--- PROBLEM TO WORK ON ---
Take the lines from the beginning of the material through the line containing "var yTicks = [0, 50, 100, 150, 200, 250, 300];" and retype them exactly, leaving the pictures out.
***
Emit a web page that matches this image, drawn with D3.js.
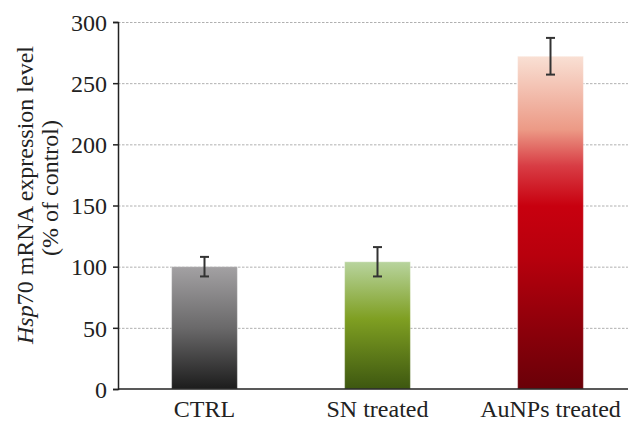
<!DOCTYPE html>
<html>
<head>
<meta charset="utf-8">
<script src="https://cdn.jsdelivr.net/npm/d3@7"></script>
<style>
  body { margin: 0; background: #fff; }
  svg text { font-family: "Liberation Serif", "Times New Roman", serif !important; fill: #222; }
</style>
</head>
<body>
<div id="chart"></div>
<script>
var categories = ["CTRL", "SN treated", "AuNPs treated"];
var values = [100, 104, 272];
var errors = [8, 12, 15];
var yTicks = [0, 50, 100, 150, 200, 250, 300];

// gradient stops per bar, top to bottom
var gradients = [
  [["0%", "#a3a1a3"], ["50%", "#6a696a"], ["100%", "#1c1c1c"]],
  [["0%", "#b8d49e"], ["45%", "#7f9f22"], ["100%", "#3d5710"]],
  [["0%", "#f9e0d4"], ["22%", "#ec9a86"], ["33%", "#d83c44"], ["45%", "#c8000f"], ["60%", "#b8000d"], ["100%", "#690008"]]
];

var w = 628, h = 421;
var plotLeft = 118, plotRight = 637, plotTop = 22, plotBottom = 389;
var serif = "'Liberation Serif', 'Times New Roman', serif";

var svg = d3.select("#chart")
  .append("svg")
  .attr("width", w)
  .attr("height", h)
  .attr("font-family", serif);

var defs = svg.append("defs");
gradients.forEach(function(stops, i) {
  var g = defs.append("linearGradient")
    .attr("id", "grad" + i)
    .attr("x1", 0).attr("y1", 0)
    .attr("x2", 0).attr("y2", 1);
  stops.forEach(function(s) {
    g.append("stop").attr("offset", s[0]).attr("stop-color", s[1]);
  });
});

var x = d3.scaleBand()
  .domain(categories)
  .range([plotLeft, plotRight])
  .paddingInner(0.62)
  .paddingOuter(0.31);

var y = d3.scaleLinear()
  .domain([0, 300])
  .range([plotBottom, plotTop]);

// gridlines
svg.selectAll("line.grid")
  .data(yTicks.filter(function(d) { return d > 0; }))
  .enter()
  .append("line")
  .attr("class", "grid")
  .attr("x1", plotLeft)
  .attr("x2", w)
  .attr("y1", function(d) { return y(d) + 0.5; })
  .attr("y2", function(d) { return y(d) + 0.5; })
  .attr("stroke", "#b0b0b0")
  .attr("stroke-width", 1)
  .attr("stroke-dasharray", "2.5,1.5");

// bars
svg.selectAll("rect.bar")
  .data(values)
  .enter()
  .append("rect")
  .attr("class", "bar")
  .attr("x", function(d, i) { return x(categories[i]); })
  .attr("y", function(d) { return y(d); })
  .attr("width", x.bandwidth())
  .attr("height", function(d) { return y(0) - y(d); })
  .attr("fill", function(d, i) { return "url(#grad" + i + ")"; })
  .attr("stroke", "#ffffff")
  .attr("stroke-opacity", 0.35)
  .attr("stroke-width", 1);

// error bars
var errG = svg.selectAll("g.err")
  .data(values)
  .enter()
  .append("g")
  .attr("class", "err")
  .attr("stroke", "#333")
  .attr("stroke-width", 2);

errG.append("line")
  .attr("x1", function(d, i) { return x(categories[i]) + x.bandwidth() / 2; })
  .attr("x2", function(d, i) { return x(categories[i]) + x.bandwidth() / 2; })
  .attr("y1", function(d, i) { return y(d + errors[i]); })
  .attr("y2", function(d, i) { return y(d - errors[i]); });

[1, -1].forEach(function(sign) {
  errG.append("line")
    .attr("x1", function(d, i) { return x(categories[i]) + x.bandwidth() / 2 - 4.5; })
    .attr("x2", function(d, i) { return x(categories[i]) + x.bandwidth() / 2 + 4.5; })
    .attr("y1", function(d, i) { return y(d + sign * errors[i]); })
    .attr("y2", function(d, i) { return y(d + sign * errors[i]); });
});

// y axis
var yAxis = svg.append("g")
  .attr("transform", "translate(" + plotLeft + ",0)")
  .call(d3.axisLeft(y).tickValues(yTicks).tickSize(5).tickPadding(6))
  .attr("font-family", serif)
  .attr("font-size", 24);
yAxis.select(".domain").attr("stroke", "#222").attr("stroke-width", 1.5);
yAxis.selectAll(".tick line").attr("stroke", "#222").attr("stroke-width", 1.5);
yAxis.selectAll(".tick text")
  .attr("fill", "#222")
  .attr("dy", "0.34em");

// x axis baseline
svg.append("line")
  .attr("x1", plotLeft)
  .attr("x2", w)
  .attr("y1", y(0))
  .attr("y2", y(0))
  .attr("stroke", "#222")
  .attr("stroke-width", 1.5);

svg.selectAll("text.cat")
  .data(categories)
  .enter()
  .append("text")
  .attr("class", "cat")
  .attr("x", function(d) { return x(d) + x.bandwidth() / 2; })
  .attr("y", 417)
  .attr("text-anchor", "middle")
  .attr("font-size", 24)
  .text(function(d) { return d; });

// y label
var lab = svg.append("text")
  .attr("transform", "translate(33,195) rotate(-90)")
  .attr("text-anchor", "middle")
  .attr("font-size", 24);
lab.append("tspan").style("font-style", "italic").text("Hsp");
lab.append("tspan").text("70 mRNA expression level");

svg.append("text")
  .attr("transform", "translate(58,188) rotate(-90)")
  .attr("text-anchor", "middle")
  .attr("font-size", 24)
  .text("(% of control)");
</script>
</body>
</html>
***
--- FINISHED TASK ---
Emit a web page that matches this image, drawn with D3.js.
<!DOCTYPE html>
<html>
<head>
<meta charset="utf-8">
<script src="https://cdn.jsdelivr.net/npm/d3@7"></script>
<style>
  body { margin: 0; background: #fff; }
  svg text { font-family: "Liberation Serif", "Times New Roman", serif !important; fill: #222; }
</style>
</head>
<body>
<div id="chart"></div>
<script>
var categories = ["CTRL", "SN treated", "AuNPs treated"];
var values = [100, 104, 272];
var errors = [8, 12, 15];
var yTicks = [0, 50, 100, 150, 200, 250, 300];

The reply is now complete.